Draper takes the odd tack that Davis’ standard bootstraps campaign bio has doomed the media to dig forever through the trash cans of the mobile home park where she once lived. He implies this fixation is the fault of her top advisor J. D. Angle (husband of city councilman Joel Burns) for nudging her to play nice at the start of the campaign. And maybe Angle should’ve helped craft a bolder message to reintroduce his candidate to voters. (Many of them first met her, remember, as the abortion rights filibusterer.) Draper suggests he, the reporter, would like to see Davis be more aggressive on the trail –– as other have wished –– but not, presumably, in the career-minded, selfish-mommy way that his story spends a large amount of time tsk-tsking.
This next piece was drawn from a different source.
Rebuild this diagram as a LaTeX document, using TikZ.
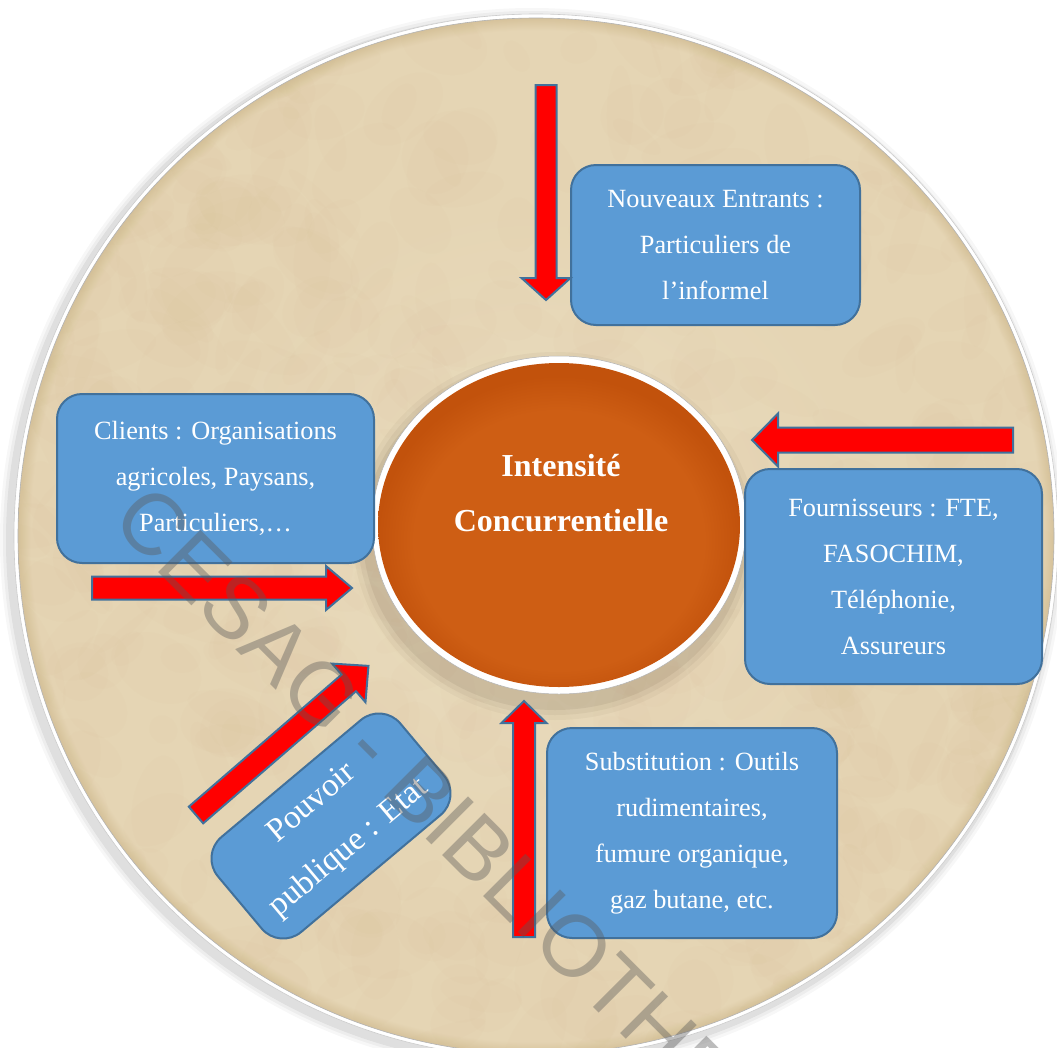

He ends the piece by lamenting that her early campaign could’ve focused on her role in abetting business and real estate developments in Fort Worth, but instead chose to sell her as a “supermom.” Except the campaign bio didn’t sell her as a supermom, but as a person who (accurately or not) made sacrifices and compromises along the way. Look, I don’t know whether Davis would make a good Texas governor or not, but Draper’s NYT piece proves one thing: Once a national media narrative begins about a politician, it’s awfully hard to overcome. Even, perhaps especially, with facts.